Recorded data:
===============
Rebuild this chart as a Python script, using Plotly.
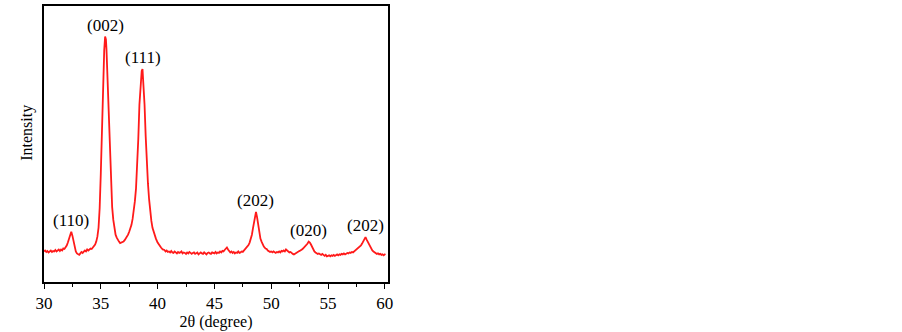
import plotly.graph_objects as go

# ── Data ─────────────────────────────────────────────────────────────────────
two_theta = [
    30.0, 30.1, 30.2, 30.3, 30.4, 30.5, 30.6, 30.7, 30.8, 30.9,
    31.0, 31.1, 31.2, 31.3, 31.4, 31.5, 31.6, 31.7, 31.8, 31.9,
    32.0, 32.1, 32.2, 32.3, 32.4, 32.5, 32.6, 32.7, 32.8, 32.9,
    33.0, 33.1, 33.2, 33.3, 33.4, 33.5, 33.6, 33.7, 33.8, 33.9,
    34.0, 34.1, 34.2, 34.3, 34.4, 34.5, 34.6, 34.7, 34.8, 34.9,
    35.0, 35.1, 35.2, 35.3, 35.38, 35.45, 35.5, 35.6, 35.7, 35.8, 35.9,
    36.0, 36.1, 36.2, 36.3, 36.4, 36.5, 36.6, 36.7, 36.8, 36.9,
    37.0, 37.1, 37.2, 37.3, 37.4, 37.5, 37.6, 37.7, 37.8, 37.9,
    38.0, 38.1, 38.2, 38.3, 38.4, 38.5, 38.6, 38.67, 38.75, 38.85, 38.95,
    39.05, 39.15, 39.25, 39.35, 39.45, 39.55, 39.7, 39.85,
    40.0, 40.15, 40.3, 40.45, 40.6, 40.7, 40.8, 40.9,
    41.0, 41.1, 41.2, 41.3, 41.4, 41.5, 41.6, 41.7, 41.8, 41.9,
    42.0, 42.1, 42.2, 42.3, 42.4, 42.5, 42.6, 42.7, 42.8, 42.9,
    43.0, 43.1, 43.2, 43.3, 43.4, 43.5, 43.6, 43.7, 43.8, 43.9,
    44.0, 44.1, 44.2, 44.3, 44.4, 44.5, 44.6, 44.7, 44.8, 44.9,
    45.0, 45.1, 45.2, 45.3, 45.4, 45.5, 45.6, 45.7, 45.8, 45.9,
    46.0, 46.1, 46.2, 46.3, 46.4, 46.5, 46.6, 46.7, 46.8, 46.9,
    47.0, 47.1, 47.2, 47.3, 47.4, 47.5, 47.6, 47.7, 47.8, 47.9,
    48.0, 48.1, 48.2, 48.3, 48.4, 48.5, 48.6, 48.66, 48.75, 48.85, 48.95,
    49.05, 49.15, 49.25, 49.35, 49.5, 49.6, 49.7, 49.8, 49.9,
    50.0, 50.1, 50.2, 50.3, 50.4, 50.5, 50.6, 50.7, 50.8, 50.9,
    51.0, 51.1, 51.2, 51.3, 51.4, 51.5, 51.6, 51.7, 51.8, 51.9,
    52.0, 52.1, 52.2, 52.3, 52.4, 52.5, 52.6, 52.7, 52.8, 52.9,
    53.0, 53.1, 53.2, 53.3, 53.4, 53.5, 53.6, 53.7, 53.8, 53.9,
    54.0, 54.1, 54.2, 54.3, 54.4, 54.5, 54.6, 54.7, 54.8, 54.9,
    55.0, 55.1, 55.2, 55.3, 55.4, 55.5, 55.6, 55.7, 55.8, 55.9,
    56.0, 56.1, 56.2, 56.3, 56.4, 56.5, 56.6, 56.7, 56.8, 56.9,
    57.0, 57.1, 57.2, 57.3, 57.4, 57.5, 57.6, 57.7, 57.8, 57.9,
    58.0, 58.1, 58.2, 58.3, 58.4, 58.5, 58.6, 58.7, 58.8, 58.9,
    59.0, 59.1, 59.2, 59.3, 59.4, 59.5, 59.6, 59.7, 59.8, 59.9,
    60.0, 60.05,
]

intensity = [
    31, 32, 30.5, 31.5, 30, 31, 32, 30.5, 31.5, 31,
    32.5, 31, 32, 33, 31.5, 33, 32, 34, 33.5, 35,
    37, 40, 44, 48, 51, 47, 41, 35, 31, 29,
    28, 27.5, 29, 30.5, 29.5, 31, 32, 31, 33, 32,
    33.5, 34, 33.5, 35, 36, 38, 41, 46, 55, 75,
    110, 155, 200, 235, 249, 246, 236, 205, 165, 128, 98,
    76, 63, 54, 48, 45, 42, 41, 39.5, 40, 40.5,
    41, 42.5, 44, 45.5, 48, 51, 54, 58, 64, 72,
    82, 95, 115, 145, 180, 205, 214, 216, 203, 180, 148,
    120, 100, 84, 70, 62, 55, 49, 44,
    40, 37, 35, 33, 32.5, 31, 32, 30.5,
    31, 30, 31.5, 30, 29.5, 31, 30, 29, 30.5, 29.5,
    30, 31, 29, 30, 29.5, 28.5, 30, 29, 30.5, 29,
    28.5, 29.5, 30, 28.5, 29.5, 30, 28, 29, 30, 29,
    28.5, 30, 29, 28, 29.5, 30, 29, 28.5, 30, 29.5,
    29, 30.5, 29, 30, 29.5, 31, 30, 31.5, 31, 32.5,
    33.5, 35, 33, 31, 30, 31, 29.5, 30.5, 29, 30,
    29.5, 31, 29.5, 30, 31, 30.5, 32, 33, 34, 36,
    37.5, 40, 43, 48, 55, 63, 69, 71, 66, 57, 49,
    44, 41, 38, 36, 34, 33.5, 32, 31.5, 30.5,
    31, 30, 31, 30, 29.5, 30.5, 30, 31, 30, 31.5,
    31, 32, 31, 33, 32, 31, 30, 30.5, 29, 28.5,
    28, 29, 29.5, 30, 31, 31.5, 32, 33, 34, 35,
    36, 37.5, 39, 41, 40, 38, 35, 33, 31, 30,
    29.5, 28.5, 29, 28, 27.5, 28.5, 27, 26.5, 27.5, 26,
    26.5, 27, 26, 27, 26.5, 27.5, 26.5, 27, 28, 27,
    28, 27.5, 28.5, 28, 29, 28, 29, 29.5, 29, 30,
    29.5, 30.5, 30, 31, 31.5, 32, 33, 34, 35.5, 37,
    39, 41.5, 44, 45.5, 43, 40.5, 38, 36, 34, 32,
    31, 30, 29, 28.5, 29, 28, 28.5, 27.5, 28, 27,
    28, 27.5,
]

peak_labels = ["(110)", "(002)", "(111)", "(202)", "(020)", "(202)"]
peak_pos = [32.4, 35.42, 38.67, 48.66, 53.3, 58.3]
peak_height = [51, 249, 216, 71, 41, 45.5]

x_ticks = [30, 35, 40, 45, 50, 55, 60]

SERIF = "Liberation Serif"

fig = go.Figure()

# ── XRD pattern ──────────────────────────────────────────────────────────────
fig.add_trace(go.Scatter(
    x=two_theta, y=intensity,
    mode="lines",
    line=dict(color="#ff1a1a", width=1.8),
    showlegend=False, hoverinfo="skip",
))

# ── Peak labels ──────────────────────────────────────────────────────────────
for label, px, py in zip(peak_labels, peak_pos, peak_height):
    fig.add_annotation(
        x=px, y=py, text=label,
        showarrow=False, yanchor="bottom", yshift=0,
        font=dict(family=SERIF, size=17, color="black"),
    )

# y title placed by hand (slightly above plot centre, as in the source)
fig.add_annotation(
    xref="paper", yref="paper", x=-0.082, y=0.54,
    text="Intensity", textangle=-90, showarrow=False,
    font=dict(family=SERIF, size=16, color="black"),
)

fig.update_layout(
    width=902, height=332,
    margin=dict(l=44, r=514, t=4, b=48),
    paper_bgcolor="white", plot_bgcolor="white",
    xaxis=dict(
        range=[30, 60.28],
        tickvals=x_ticks,
        ticks="outside", ticklen=5, tickwidth=1.2, tickcolor="black",
        minor=dict(dtick=2.5, tick0=30, ticks="outside", ticklen=3, tickwidth=1, tickcolor="black"),
        showline=True, linecolor="black", linewidth=2, mirror=True,
        showgrid=False, zeroline=False,
        tickfont=dict(family=SERIF, size=17, color="black"),
        title=dict(text="2θ (degree)", standoff=3,
                   font=dict(family=SERIF, size=16, color="black")),
    ),
    yaxis=dict(
        range=[0, 280],
        showticklabels=False, ticks="",
        showline=True, linecolor="black", linewidth=2, mirror=True,
        showgrid=False, zeroline=False,
    ),
)

# page body has a default 8px margin; drop it so the figure sits at the corner
fig.write_html(
    "out.html",
    config={"displayModeBar": False},
    post_script="document.body.style.margin='0';",
)
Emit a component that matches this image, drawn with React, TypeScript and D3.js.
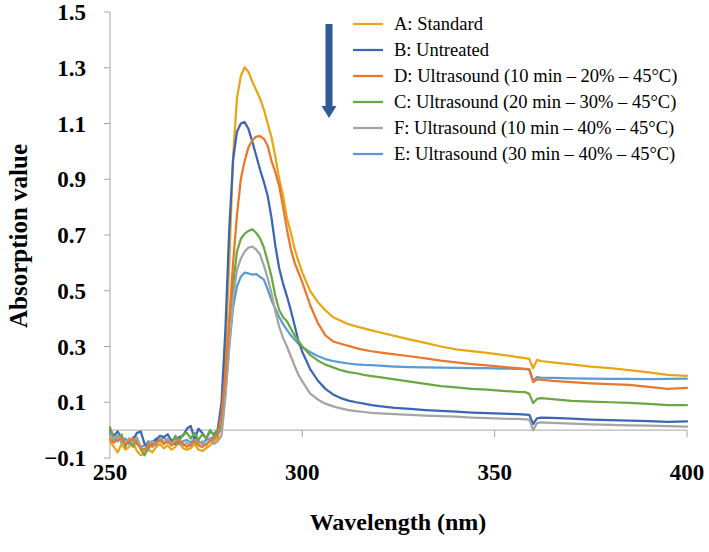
===============
SET EXERCISE » Leave the pictures out and reproduce exactly the lines from the top of the listing above through the line with "import plotly.graph_objects as go".

REPLY »
Rebuild this chart as a Python script, using Plotly.
import plotly.graph_objects as go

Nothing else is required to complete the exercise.